Why personalisation beats templates?

Templates fail because they ignore context
Templates are attractive because they feel efficient. You write one message, plug in a name, and send it to hundreds of prospects. On paper, this looks scalable. In reality, it is the fastest way to sound irrelevant.
Decision makers can recognise a template instantly. The wording feels familiar, the structure predictable, and the value vague. Even if the offer is good, the lack of context makes the message easy to dismiss. People do not ignore templates because they are lazy. They ignore them because the message does not feel meant for them.
Personalisation signals intent, not effort
Good personalisation is not about showing effort. It is about showing intent. When a message includes a small but accurate observation about the prospect’s business, it changes how the email is perceived.
The reader understands that the sender had a reason to reach out. That reason might be growth, change, complexity, or pressure inside the business. When the message reflects something real, it earns attention. This is why even light personalisation consistently outperforms well written templates.
Why relevance matters more than creativity
Many teams try to make templates more creative instead of more relevant. They add jokes, metaphors, or catchy phrasing, hoping to stand out. This rarely works.
Relevance is simpler and more powerful. A single line that connects your message to what the prospect is dealing with right now will always beat clever wording. Buyers respond to messages that help them make sense of their situation, not messages that try to entertain them.
Personalisation works because it reduces mental effort
Templates often force the reader to work too hard to understand why the message matters. They describe the product first and expect the prospect to connect the dots.
Personalised messages do the opposite. They start with something familiar to the reader and then introduce the solution. This reduces cognitive load. The prospect does not have to interpret relevance. It is already there.
When understanding is easy, replying becomes easier too.
Why personalisation does not need to be deep
There is a common myth that personalisation requires deep research. In practice, one accurate observation is enough. A hiring trend, a new product, a change in positioning, or a visible growth signal already creates differentiation.
Trying to personalise too much often backfires. Long references feel forced and slow down execution. The goal is not to show how much you know, but to show that you know enough to be relevant.
How teams scale personalisation without losing speed
High performing teams treat personalisation as a system, not a creative exercise. They rely on patterns, signals, and repeatable rules rather than one-off research.

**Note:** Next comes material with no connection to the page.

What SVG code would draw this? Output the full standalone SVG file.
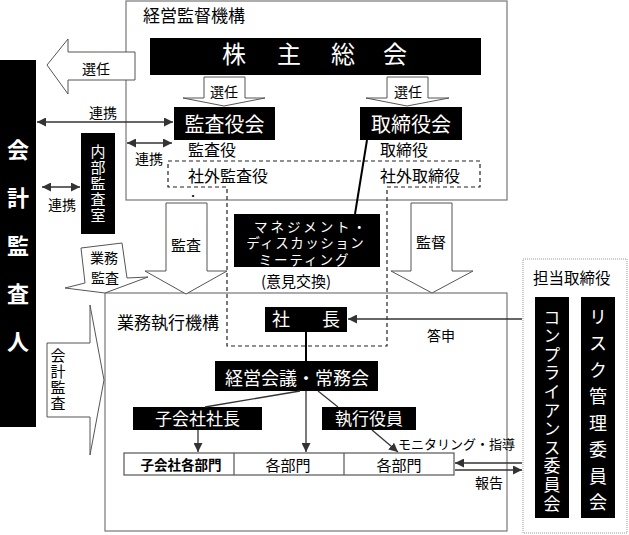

When personalisation is built around observable business signals, it becomes fast, consistent, and scalable. This is where tools and AI help, but the principle stays the same. Relevance first, volume second.
Conclusion
Templates feel efficient, but they trade short-term speed for long-term results. Personalisation works because it aligns the message with the reader’s reality. It reduces effort, builds trust faster, and makes the outreach feel intentional instead of automated.
The teams that win in outbound are not the ones sending the most emails. They are the ones sending messages that clearly answer one question for the reader: why this, why now, and why me.